Religion provides another contrast. The majority of Acehnese strongly identify themselves as Islamic, while the majority of Timorese are Catholic. In both societies, there are also strong socio-cultural beliefs, systems and practices that coexist with and to some extent infuse formal religious practice. How do these dynamics affect the ways in which memory is constructed?

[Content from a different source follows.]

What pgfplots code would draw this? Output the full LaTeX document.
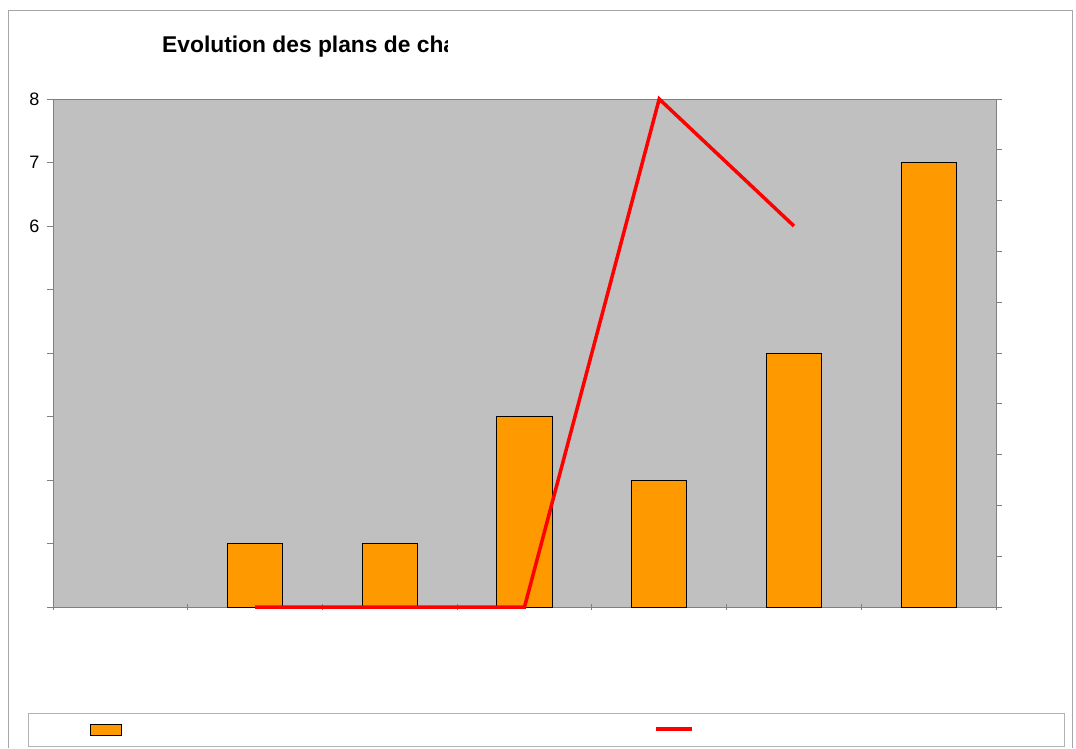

I am using a combination of ethnographic and interviewing techniques to conduct fieldwork in both Timor-Leste and Aceh. This fieldwork consists of:
– In-depth, semi-structured interviews with a cross-section of community members, including men and women who lived through the conflict. I am also interested in talking to members of the younger generation who may not have direct memories of the conflict, in order to understand how memories are transmitted to, and potentially shaped, by young Timorese and Acehnese;
– Interviews with selected ‘elite’ actors including government and non-government representatives in the capital cities and leading representatives of groups closely involved in the construction of collective memory;
– Participant observation of official and unofficial memory practices, in particular, commemorative events, and visits to memorials.
[i] Lia’s research is funded by an Australian Research Council Discovery Early Career Research Award DE150100857.
[ii] Wouters, N. Transitional Justice and Memory Development in Europe, Mortsel, Intersentia, p 6-10.
[iii] Halbwachs, M. (trans. and ed. L.A. Coser). 1992. On Collective Memory. Chicago: University of Chicago Press, p 38.
[iv] Olick, J., V. Vinitzky-Seroussi and D. Levy 2011. Introduction. In The Collective Memory Reader. New York:
Oxford University Press, 3–62, p 18.
[v] Wouters above n ii
[vi] Ibreck, R (2009). Remembering Humanity: The Politics of Genocide Memorialisation in Rwanda. PhD thesis, the University of Bristol, 330
[vii] Bjorkdahl, A. and K. Hoglund 2013. Precarious Peacebuilding: Friction in Global–Local Encounters. Peacebuilding 1(3):289–99.
[viii] Aspinall, Edward. 2013. Aceh: ‘Democratization and the Politics of Co-option’, in Aspinall, Edward, Jeffery, Robin, and Regan, Anthony, Diminishing Conflicts in the Asia Pacific, London and New York, Routledge, p 51-68.